Letter of Recommendation Without Contact from the Student
I would do the "third thing" of nothing. You're not under any obligation to write letters of recommendation, and to me, the student's signing you up to do this is similar in principle to your department head signing you up for an extra committee assignment, or someone signing you up to volunteer for a public lecture, without discussing it with you first. I write this as someone who puts considerable time and effort into recommendation letters -- two that I care considerably about in the past 24 hours, for example.
Of course, it may well be the case that the student has no idea that writing a recommendation actually takes work, and it would be nice to contact him/her, but you've already tried the simple routes to this. I would devote my time to other tasks.
I would just be honest. You teach many students and this particular student you taught a long time ago. Their grades were X and that puts them in the top Y percentile of the year, etc etc. No record of academic misconduct. Seems like one of the better students to you.
What I wouldn't do is try to fake all the usual character stuff by having a chat with the student over Facebook. Your intentions are noble, but I don't think the outcome will live up to those intentions.
That's happened to me in the past, and from a student that I would not have written a letter for.
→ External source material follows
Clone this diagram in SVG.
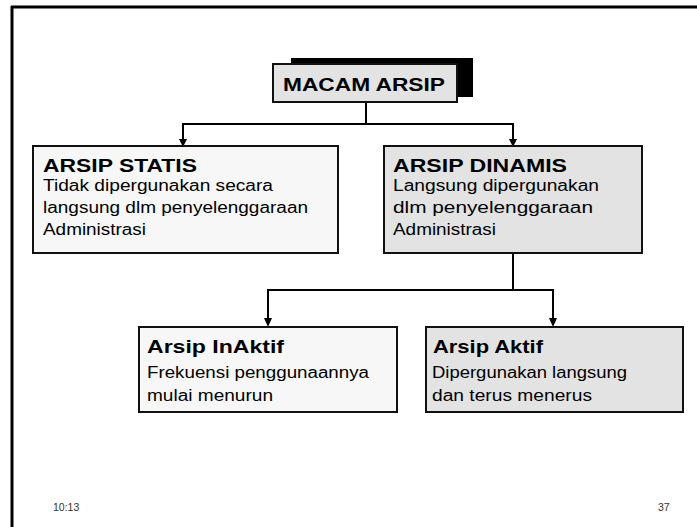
<svg xmlns="http://www.w3.org/2000/svg" width="697" height="527" viewBox="0 0 697 527">
<style>
.box{stroke:#111;stroke-width:2}
.light{fill:#f7f7f7}
.dark{fill:#e3e3e3}
.t{font-family:"Liberation Sans",Arial,sans-serif;fill:#000}
.h{font-weight:bold;font-size:19px}
.b{font-size:16px}
.f{font-family:"Liberation Sans",Arial,sans-serif;font-size:10.5px;fill:#333}
.c{fill:none;stroke:#000;stroke-width:2}
</style>
<rect width="697" height="527" fill="#fff"/>
<g id="frame">
<line x1="11" y1="7" x2="697" y2="7" stroke="#000" stroke-width="3"/>
<line x1="12" y1="6" x2="12" y2="527" stroke="#000" stroke-width="3"/>
</g>
<g id="connectors">
<path class="c" d="M366,102 V124 M183,124 H513"/>
<path class="c" d="M183,123 V140"/>
<path d="M179,139 L187,139 L183,147 Z"/>
<path class="c" d="M513,123 V140"/>
<path d="M509,139 L517,139 L513,147 Z"/>
<path class="c" d="M513,253 V290 M268,290 H553"/>
<path class="c" d="M268,289 V319"/>
<path d="M264,318 L272,318 L268,327 Z"/>
<path class="c" d="M553,289 V319"/>
<path d="M549,318 L557,318 L553,327 Z"/>
</g>
<g id="macam">
<rect x="291" y="58" width="182" height="39" fill="#000"/>
<rect class="box dark" x="273" y="64" width="184" height="38"/>
<text class="t h" x="283" y="91" font-size="19" textLength="162" lengthAdjust="spacingAndGlyphs">MACAM ARSIP</text>
</g>
<g id="statis">
<rect class="box light" x="33" y="146" width="305" height="107"/>
<text class="t h" x="43" y="172" textLength="154" lengthAdjust="spacingAndGlyphs">ARSIP STATIS</text>
<text class="t b" x="43" y="191" textLength="230" lengthAdjust="spacingAndGlyphs">Tidak dipergunakan secara</text>
<text class="t b" x="43" y="213" textLength="265" lengthAdjust="spacingAndGlyphs">langsung dlm penyelenggaraan</text>
<text class="t b" x="43" y="235" textLength="103" lengthAdjust="spacingAndGlyphs">Administrasi</text>
</g>
<g id="dinamis">
<rect class="box dark" x="384" y="146" width="258" height="107"/>
<text class="t h" x="393" y="172" textLength="174" lengthAdjust="spacingAndGlyphs">ARSIP DINAMIS</text>
<text class="t b" x="393" y="191" textLength="206" lengthAdjust="spacingAndGlyphs">Langsung dipergunakan</text>
<text class="t b" x="393" y="213" textLength="200" lengthAdjust="spacingAndGlyphs">dlm penyelenggaraan</text>
<text class="t b" x="393" y="235" textLength="103" lengthAdjust="spacingAndGlyphs">Administrasi</text>
</g>
<g id="inaktif">
<rect class="box light" x="139" y="327" width="258" height="85"/>
<text class="t h" x="147" y="353" textLength="137" lengthAdjust="spacingAndGlyphs">Arsip InAktif</text>
<text class="t b" x="147" y="378" textLength="222" lengthAdjust="spacingAndGlyphs">Frekuensi penggunaannya</text>
<text class="t b" x="147" y="401" textLength="126" lengthAdjust="spacingAndGlyphs">mulai menurun</text>
</g>
<g id="aktif">
<rect class="box dark" x="426" y="327" width="257" height="85"/>
<text class="t h" x="433" y="353" textLength="110" lengthAdjust="spacingAndGlyphs">Arsip Aktif</text>
<text class="t b" x="432" y="378" textLength="195" lengthAdjust="spacingAndGlyphs">Dipergunakan langsung</text>
<text class="t b" x="432" y="401" textLength="160" lengthAdjust="spacingAndGlyphs">dan terus menerus</text>
</g>
<g id="footer">
<text class="f" x="53" y="511">10:13</text>
<text class="f" x="658" y="511">37</text>
</g>
</svg>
In that case, because I could not endorse the student, I contacted the student and told him that I would not be responding to the request in any form, even just to tell the requester that I would not be providing a letter.
In this case, the student seems average, and had the student complied with your process, you might have agreed, so the situation is different. That said, putting down your name as a recommendation without your consent or even contact (... though you might check your junk mail folders) does not convey a level of maturity that would make me comfortable endorsing the student.
My own action, given that you've already done your due diligence in trying to contact the student, would probably be to take no action, and completely ignore the request -- at least until you've been contacted by the student. If contacted by the student, I'd probably say that I was unable to write a letter.